American horror film

Phobia, also known by its original title of Alone, is a 2013 supernatural psychological horror drama film and the feature film directorial debut of Rory Douglas Abel. The movie had its world premiere on 3 November 2013 at the Drunken Zombie Film Festival and stars Michael Jefferson as an agoraphobic widower that begins to believe that he is being haunted by his wife's specter.

==Plot summary==
Traumatized by the death of his wife Jane (Sarah Schoofs) via a car accident, Jonathan (Michael Jefferson) has developed such a severe case of agoraphobia that he cannot even leave the house to buy groceries or visit his therapist Dr. Edmondson (Peter Gregus). He's reliant on his friend Taylor (Andrew Ruth) and food delivery girl Bree (Emma Dubery) to provide him with companionship and food. Jonathan's tenuous existence is shattered one day when an invader (Jason Grimste) breaks in and strips away what little comfort he had left, prompting Jonathan to begin to experience visions of his wife and a strange Shade (Sandra Palmeri).

==Cast==
- Michael Jefferson as Jonathan MacKinlay
- Emma Dubery as Bree
- Sarah Schoofs as Jane
- Peter Gregus as Dr.

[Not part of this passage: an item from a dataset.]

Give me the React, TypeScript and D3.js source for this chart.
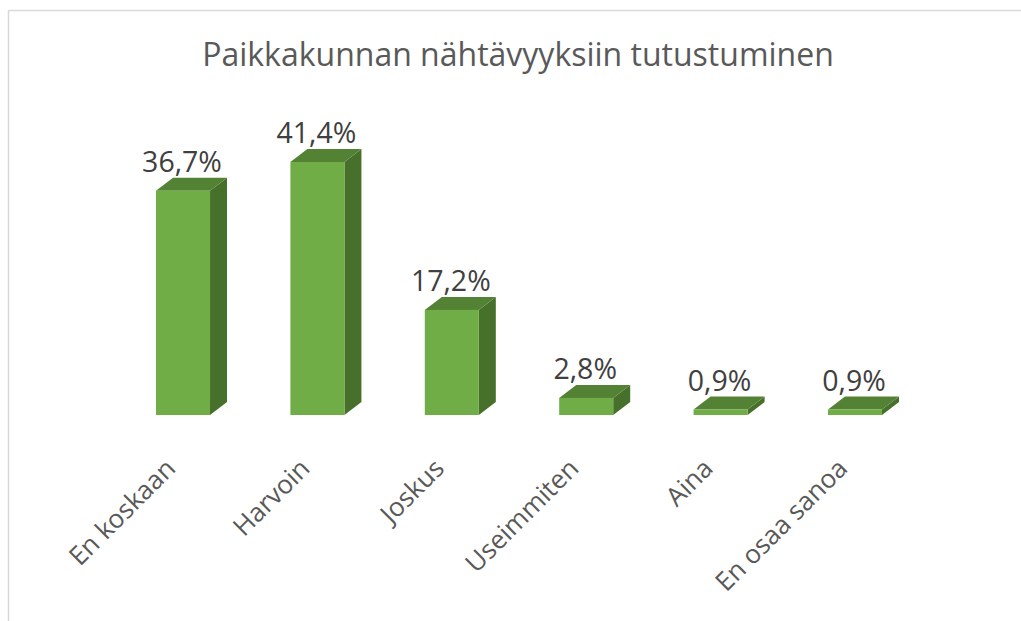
import React from "react";
import * as d3 from "d3";

const categories = ["En koskaan", "Harvoin", "Joskus", "Useimmiten", "Aina", "En osaa sanoa"];
const values = [36.7, 41.4, 17.2, 2.8, 0.9, 0.9];
const valueLabels = ["36,7%", "41,4%", "17,2%", "2,8%", "0,9%", "0,9%"];
const title = "Paikkakunnan nähtävyyksiin tutustuminen";

const W = 1021;
const H = 621;
const FONT = "'Open Sans', 'Noto Sans', sans-serif";

export default function App() {
  const x = d3.scaleBand<string>().domain(categories).range([88.8, 949.2]).paddingInner(0.598).paddingOuter(0.5);
  const y = d3.scaleLinear().domain([0, 41.4]).range([415, 162]);
  const dx = 17;
  const dy = -13;
  const front = "#70ad47";
  const top = "#548235";
  const side = "#47702b";

  return (
    <svg width={W} height={H} style={{ position: "absolute", left: 0, top: 0 }}>
      <rect x={0} y={0} width={W} height={H} fill="#fff" />
      <path d={`M8.5,${H} L8.5,10.5 L${W},10.5`} fill="none" stroke="#d9d9d9" strokeWidth={1.5} />
      <text x={518} y={66} textAnchor="middle" fontFamily={FONT} fontSize={32} fill="#595959">
        {title}
      </text>
      {categories.map((c, i) => {
        const x0 = x(c)!;
        const bw = x.bandwidth();
        const y0 = y(values[i]);
        const yb = y(0);
        const cx = x0 + bw / 2;
        return (
          <g key={c}>
            <path
              d={`M${x0 + bw},${y0} L${x0 + bw + dx},${y0 + dy} L${x0 + bw + dx},${yb + dy} L${x0 + bw},${yb} Z`}
              fill={side}
            />
            <path
              d={`M${x0},${y0} L${x0 + dx},${y0 + dy} L${x0 + bw + dx},${y0 + dy} L${x0 + bw},${y0} Z`}
              fill={top}
            />
            <rect x={x0} y={y0} width={bw} height={yb - y0} fill={front} />
            <text x={cx - 1} y={y0 - 19} textAnchor="middle" fontFamily={FONT} fontSize={28.5} fill="#404040">
              {valueLabels[i]}
            </text>
            <text
              transform={`translate(${cx - 6},${470}) rotate(-45)`}
              textAnchor="end"
              fontFamily={FONT}
              fontSize={26}
              fill="#595959"
            >
              {c}
            </text>
          </g>
        );
      })}
    </svg>
  );
}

Edmondson
- Debbie Rochon as Bible Basher
- Sandra Palmeri as The Shade
- Jason Grimste as Home-Invader
- Andrew Ruth as Taylor
- Hardy Winburn as Driver

==Reception==
DVD Verdict and Bloody Disgusting both gave mostly negative reviews for Phobia, and Bloody Disgusting wrote that "Despite what seems like the potential to be a good indie horror film, Phobia fails to capitalize on its opportunities. Despite the premise, the film just doesn’t bring anything new to the table, and instead just presents all of these elements and hardly does anything with them." HorrorNews.net was more mixed, commenting that the film might have worked better as a short film in the vein of I Am a Ghost, but that making the film feature length negatively impacted it effectiveness. In contrast, Ain't It Cool News was more positive and wrote in their review that "Filled with genuine scares, a chilling atmospheric setting, a sympathetic lead, and a conundrum that grabs you, PHOBIA is low budget filmmaking at its best."